Full-Cycle Product Development: From UX Research to Platform Launch

The promo site is a bright entry point, but Follow.art’s main product is a full-fledged social network for the art community. We went the whole way with the team: from the first hypothesis and UX research to development and launch — without passing the baton, but keeping all the reins in one hand.

The process was based on the principles of user-centered design and design thinking. We started with user research: user journey mapping, scenarios, and the Jobs-to-Be-Done framework — all of which helped us build a clear information architecture and understand what artists and curators need at every step. We conducted a UX audit of existing solutions on the market. Next came interface hypotheses, prototypes, and usability testing.

Design and SaaS platform development were not separated: each solution was immediately tested in a live product. From a multitude of options, we chose the most effective ones and brought that rebellious style to them — so that the platform would not only be convenient but also recognizable. The functionality is unique — we didn’t copy existing social networks, but designed everything from scratch.

The platform brought together the most important features for artists: a digital business card, portfolio, professional catalog, blog, and forum. The client deliberately gave each element of the platform a unique name — not “artist list” but Connectory, not “profile card” but Nexus Card. This is branding for things that usually remain nameless.

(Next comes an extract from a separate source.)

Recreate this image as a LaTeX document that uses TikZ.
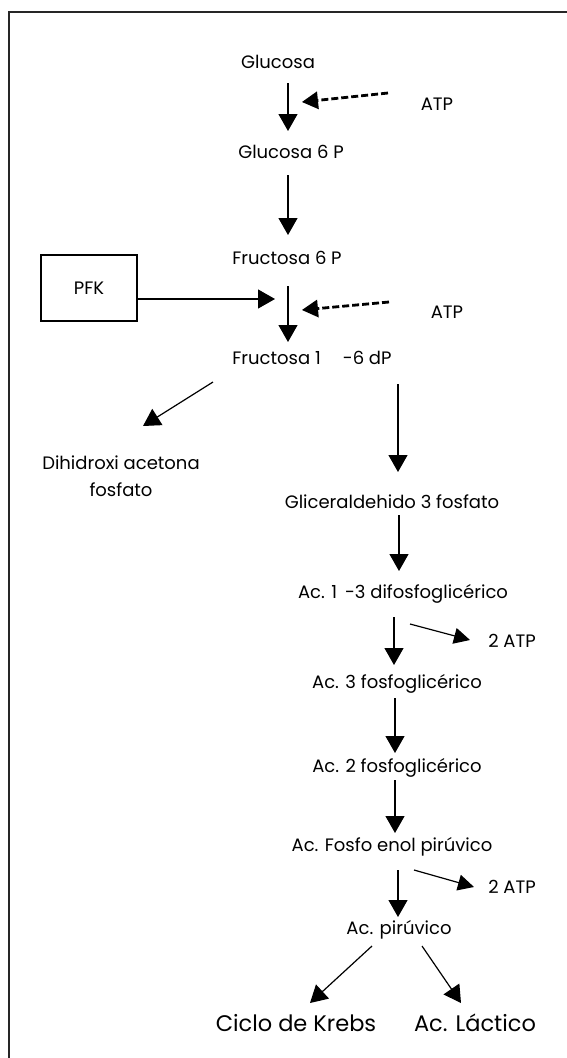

The platform grew in stages — from basic registration and cards to a catalog, forum, and paid features. Each step was based on real user feedback — iterative product development at its finest.

Nexus Card

The core of the platform — Nexus Card — works as both a portfolio website for artists and a digital business card: it can be created in minutes, is easy to send, and works in wallet applications. At the same time, it doesn’t look like a utilitarian card, but like something you want to share. The artist’s work is in the foreground. Professional information is presented concisely, without unnecessary visual noise. The UX design is worked out at the level of each element — this is what makes Nexus Card not just a feature, but part of the artist’s identity.